Bachelor’s Degree in Biology
Biology at its broadest scope is a natural science which involves the study of life. While pursuing a Bachelor of Arts or Bachelor of Science degree at Arcadia University, you explore the core sciences of general biology, evolution and population biology, comparative anatomy and physiology, genetics, cell biology, molecular biology, and ecology. Through collaborative and inquiry-based learning you have many opportunities to conduct research, co-author and present published studies, and intern at respected regional companies.
Your understanding of modern biological principles will be strengthened through the cognate areas of Chemistry, Mathematics, and Physics. You are taught by accomplished faculty who advise you in building a plan of study that meets your particular career goals through a range of biology-related electives or by venturing outside the sciences with art, communications, or business electives. You engage in many integrative opportunities as you study biology at Arcadia including:
- Lab sections with small enrollments for close interaction with faculty and peers;
- Examination and dissection of animal tissues, organs, and bodies through research;
- Explore other cultures through study abroad.
What is the difference between a BA and a BS?
The Bachelor of Arts in Biology is more liberal arts based. There are more options to take courses in the humanities or social sciences.
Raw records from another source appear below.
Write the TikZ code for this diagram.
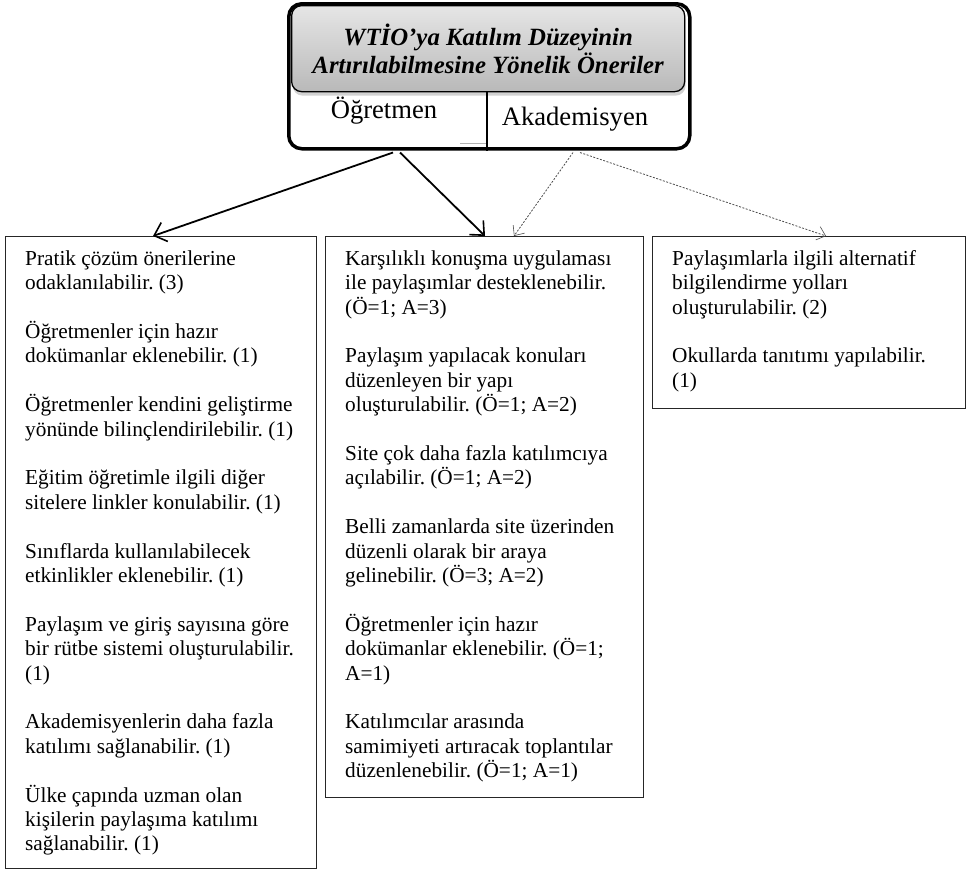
\documentclass[tikz,border=0pt]{standalone}
\usepackage{fontspec}
\setmainfont{Liberation Serif}
\usetikzlibrary{arrows.meta,shadows,calc}
\frenchspacing
\begin{document}
\begin{tikzpicture}[x=1pt,y=-1pt,
  box/.style={draw=black!85, line width=1pt, rectangle, anchor=north west, inner sep=0pt},
  body/.style={anchor=north west, inner sep=0pt, align=left, font=\frenchspacing\fontsize{21.3}{24.4}\selectfont},
  solidarr/.style={line width=1.8pt, -{Straight Barb[length=11pt,width=20pt,line width=1.6pt]}},
  dotarr/.style={line width=0.8pt, draw=gray!60!black, dash pattern=on 2pt off 1.5pt, -{Straight Barb[length=8pt,width=14pt,line width=0.6pt]}},
  labeltxt/.style={anchor=base, inner sep=0pt, font=\fontsize{26.6}{30}\selectfont}
]
\useasboundingbox (0,0) rectangle (974,871);

% header
\node[draw, line width=3.5pt, rounded corners=13pt, minimum width=401pt, minimum height=145pt,
      anchor=north west, inner sep=0pt] (hdr) at (287,2) {};
\node[draw, line width=1.3pt, rounded corners=10pt, top color=gray!20, bottom color=gray!55,
      drop shadow={shadow xshift=1pt, shadow yshift=-4pt, fill=gray!70},
      minimum width=393pt, minimum height=86pt, anchor=north west, inner sep=0pt, align=center,
      font=\bfseries\itshape\fontsize{24.8}{28.5}\selectfont] (title) at (291,5)
      {WTİO’ya Katılım Düzeyinin\\Artırılabilmesine Yönelik Öneriler};
\coordinate (div) at (487,0);
\draw[line width=1.3pt] (title.south -| div) -- (hdr.south -| div);
\draw[gray!60, line width=1pt] (460,143) -- (486,143);
\node[labeltxt] (ogr) at (384,118.6) {Öğretmen};
\node[labeltxt] (aka) at (575,125) {Akademisyen};

% boxes
\node[box, minimum width=311pt, minimum height=632pt] (b1) at (5,236) {};
\node[box, minimum width=318pt, minimum height=561pt] (b2) at (325,236) {};
\node[box, minimum width=313pt, minimum height=172pt] (b3) at (652,236) {};

\node[body] (t1) at (25,248) {\strut Pratik çözüm önerilerine\\odaklanılabilir. (3)\\[24.4pt]
Öğretmenler için hazır\\dokümanlar eklenebilir. (1)\\[24.4pt]
Öğretmenler kendini geliştirme\\yönünde bilinçlendirilebilir. (1)\\[24.4pt]
Eğitim öğretimle ilgili diğer\\sitelere linkler konulabilir. (1)\\[24.4pt]
Sınıflarda kullanılabilecek\\etkinlikler eklenebilir. (1)\\[24.4pt]
Paylaşım ve giriş sayısına göre\\bir rütbe sistemi oluşturulabilir.\\(1)\\[24.4pt]
Akademisyenlerin daha fazla\\katılımı sağlanabilir. (1)\\[24.4pt]
Ülke çapında uzman olan\\kişilerin paylaşıma katılımı\\sağlanabilir. (1)};

\node[body] (t2) at (345,248) {\strut Karşılıklı konuşma uygulaması\\ile paylaşımlar desteklenebilir.\\(Ö=1; A=3)\\[24.4pt]
Paylaşım yapılacak konuları\\düzenleyen bir yapı\\oluşturulabilir. (Ö=1; A=2)\\[24.4pt]
Site çok daha fazla katılımcıya\\açılabilir. (Ö=1; A=2)\\[24.4pt]
Belli zamanlarda site üzerinden\\düzenli olarak bir araya\\gelinebilir. (Ö=3; A=2)\\[24.4pt]
Öğretmenler için hazır\\dokümanlar eklenebilir. (Ö=1;\\A=1)\\[24.4pt]
Katılımcılar arasında\\samimiyeti artıracak toplantılar\\düzenlenebilir. (Ö=1; A=1)};

\node[body] (t3) at (672,248) {\strut Paylaşımlarla ilgili alternatif\\bilgilendirme yolları\\oluşturulabilir. (2)\\[24.4pt]
Okullarda tanıtımı yapılabilir.\\(1)};

% arrows
\draw[solidarr] ($(hdr.south west)+(106,2)$) -- ($(b1.north west)+(148,0)$);
\draw[solidarr] ($(hdr.south west)+(113,2)$) -- ($(b2.north west)+(160,0)$);
\draw[dotarr] ($(hdr.south west)+(286,2)$) -- ($(b2.north west)+(189,0)$);
\draw[dotarr] ($(hdr.south west)+(293,2)$) -- ($(b3.north west)+(174,0)$);
\end{tikzpicture}
\end{document}
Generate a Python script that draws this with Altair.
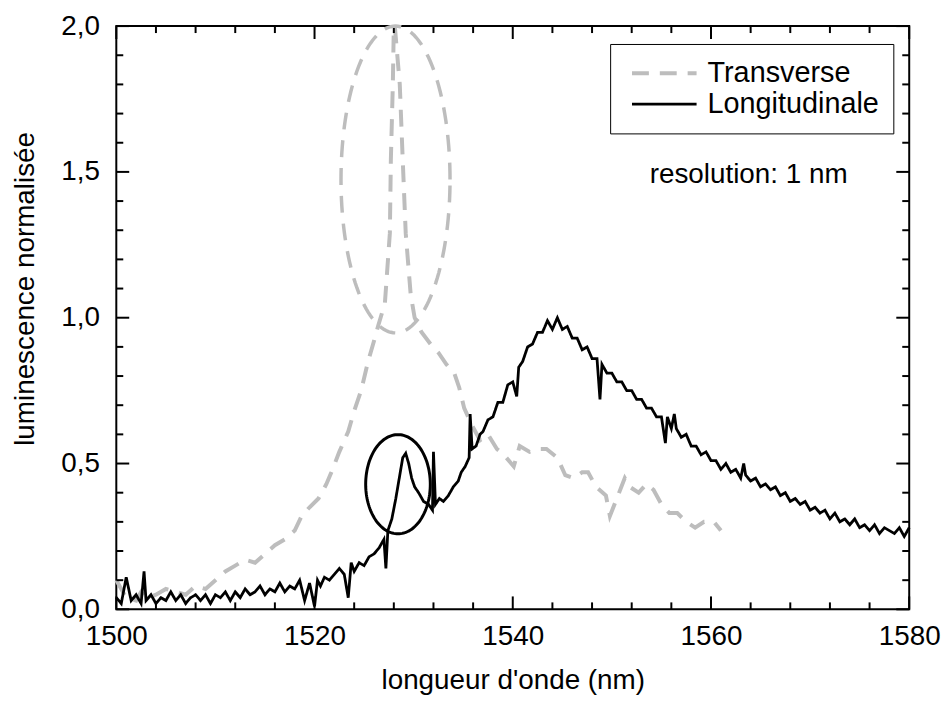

The Bachelor of Science in Biology is oriented toward in depth science and mathematics classes. This degree typically leads to medical school or other graduate degrees.
Get Ready to Make a Difference
Students with an undergraduate degree in Biology from Arcadia have gone on to pursue a variety of careers including academics, dentistry, environmental consulting, forensic science, genetic counseling, medical dosimetry, nursing, occupational therapy, optometry, pharmacy sales, public health, biomedical and other types of research, teaching, veterinary medicine, and working as medical scribes, pharmacists, physician assistants, physical therapists, and physical therapy assistants.
Examine the structure and ecology of freshwater ecosystems. You will study the political, social, and economic aspects of aquatic resources management.
Many students are drawn to the field component of this course where the classroom moves outdoors to explore resources management of aquatic systems.
This course is a biomedical study of the structure and functions of mammalian cells, tissues, and organs at the microscopic level.
Many of our students are on tracks in the biomedical sciences and appreciate learning about, and exploring in the laboratory, tissue structures within the human body.
In this course, you will focus on animal behavior from an evolutionary perspective, exploring how animals process and respond to environmental stimuli.
You can enjoy learning about patterns of animal behavior and engaging in research in the lab component of the course.
Explore immunotherapy and targeted-drug design while learning about causes of cancer at the molecular level and cutting-edge therapies to treat the disease.
While studying at the molecular, cellular, and systems level to examine the mechanisms through which the nervous system mediates behavior, you can learn about the complexities of the human brain and nervous system. In the laboratory component, you will study the anatomy of the brain in the laboratory, and discuss nervous system disorders and treatments throughout the course.